Ancient Romans loved their sports and entertainment, and the Colosseum put on the grandest games in all of ancient Rome. With its gladiators, interchangeable arenas, exotic animals, and the rare naval reenactment, being a spectator in the Roman Colosseum would have indeed been a spectacle.
Crowds of 50,000 people, spanning every region and socioeconomic class of the empire, gathered at the stadium to watch shows and get away from the disgusting life of everyday Rome. They enjoyed food, wine, music, and theatrics in a large venue, all paid for by the emperor himself.
At the Colosseum, the audience could munch on chickpeas while waiting for the mid-day execution, watch for lions and other exotic animals released through the arena's hidden trap doors from their cramped seats, or see Roman elites collecting sweat from a gladiator (they thought it was an aphrodisiac). Events held at the Colosseum were so varied and elaborate that onlookers never knew what to expect.
The Colosseum Hosted Naval Reenactments, Among Other Shows
The Colosseum had a wide array of different possible entertainments. Though many depictions of the arena show seats surrounding a sand pit, the floor had a complex layout of walls and chambers underneath a wooden platform. Different pieces of scenery could be elevated through the Colosseum floor, providing new and distinct scenarios for every show.
Among the intricate caverns under the Colosseum, there were even runoff canals to drain the arena after a naval performance, called a naumachia, was performed. The wooden platform and its supports were removed from the Colosseum floor; water was then diverted from aqueducts into the center, creating an artificial lake up to 5 feet deep. Scaled-down ships were brought into the stadium to reenact famous naval conflicts from earlier history and improvise the more specific details of the engagement.
The first mention of a naumachia predates the Colosseum, but there is a record of one being held there, although it was a terrible disaster.

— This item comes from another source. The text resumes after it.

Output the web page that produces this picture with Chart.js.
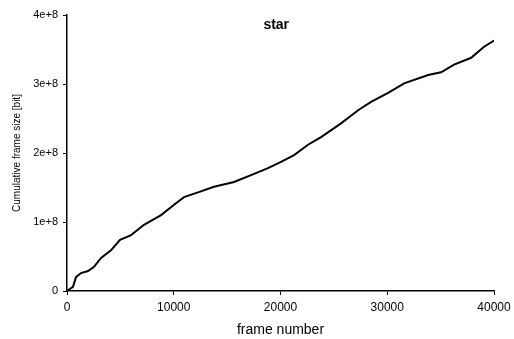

According to Cassius Dio, a naumachia was held for Emperor Titus in 86 CE, but a major rainstorm hit Rome during the midst of it. The Colosseum flooded past the standard level for the naval events, and every crew member from the ships perished, along with the majority of the spectators.
The truth of the story is questionable, however, since Cassius Dio was writing about an event that preceded him by about two centuries.

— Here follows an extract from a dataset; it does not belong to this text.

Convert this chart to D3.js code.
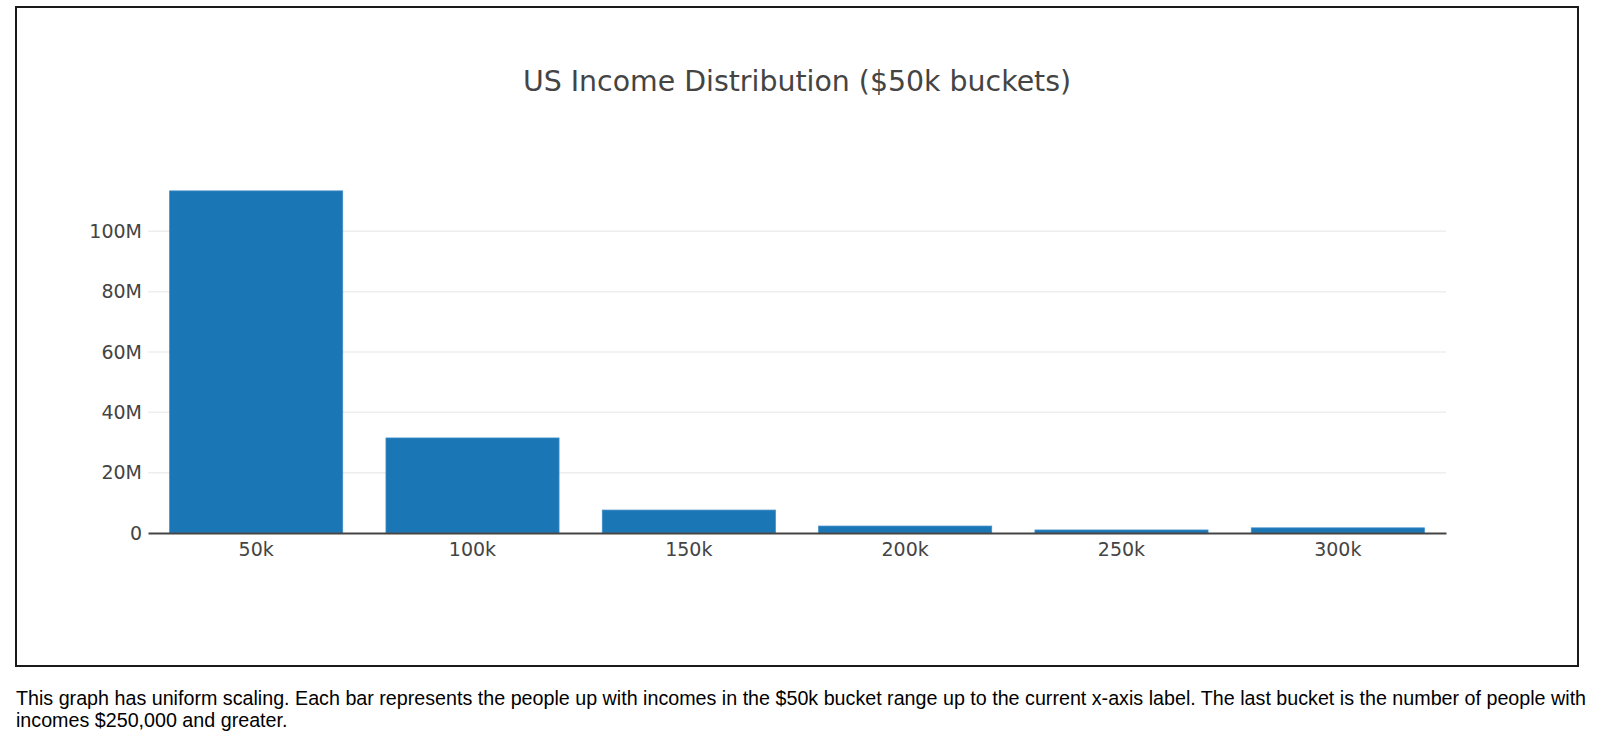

Successful Gladiators Were Commemorated As Celebrities
Most people assume gladiators were enslaved people or law-breakers convicted to perish within the arena, but this wasn't always the case. Romans voluntarily signed up at gladiator schools to become professionals. For those who did, the benefits of being a victorious gladiator outweighed the inherent risk of the work, because gladiators could win prizes and glory.
Gladiators were treated like celebrities in Rome, akin to modern athletes. Roman children could even buy clay action figures representing famous fighters. Victors sometimes had affairs with aristocratic women, and graffiti from Pompeii bragged about their supposed prowess. Gladiator sweat was considered an aphrodisiac, so Romans sometimes mixed it into their face creams.
The Bestiarii Faced Off Against Exotic Animals From Around The Known World
One of the many shows held within the Colosseum was the animal hunt. Specific gladiators trained to face wild animals, called the bestiarii, squared off against a wide array of wild animals found throughout the Roman Empire. The animals included lions, tigers, bears, hippopotamuses, elephants, deer, giraffe, and allegedly even whales.
The bestiarii fought a combination of both harmless and potentially dangerous animals, but the fighters were rarely at risk. Of the thousands of animals slain throughout a single day, many were taken out from afar with spears or bows.
Spectators Probably Didn't See Lions Eating Christians
Even though it has been highly propagated as fact, and though it is possible, there is no evidence to suggest Christians were slain at the Colosseum. The association between the Colosseum and Christian suffering was first stated in the 4th century, but then largely forgotten until the 17th century.
During the 4th century CE, Christian and Latin scholar Lactantius and bishop of Caesarea Eusebius wrote of emperors, specifically Nero, intentionally slaying Christians. Such actions were never imperial policy, however, but scattered events which occurred around the empire.
During the medieval and early modern era, persecutions were never mentioned. The association only reemerged in the 17th century CE, when Christians sometimes gathered sand supposedly discolored by those persecuted and turned it into a relic.
The Colosseum did regularly feature punishments referred to as the "midday games," where law-breakers and POWs, called the damnati, were condemned through a multitude of different methods. Sometimes, the damnati were put into the arena defenseless amid wild animals, while others were forced to fight among one another.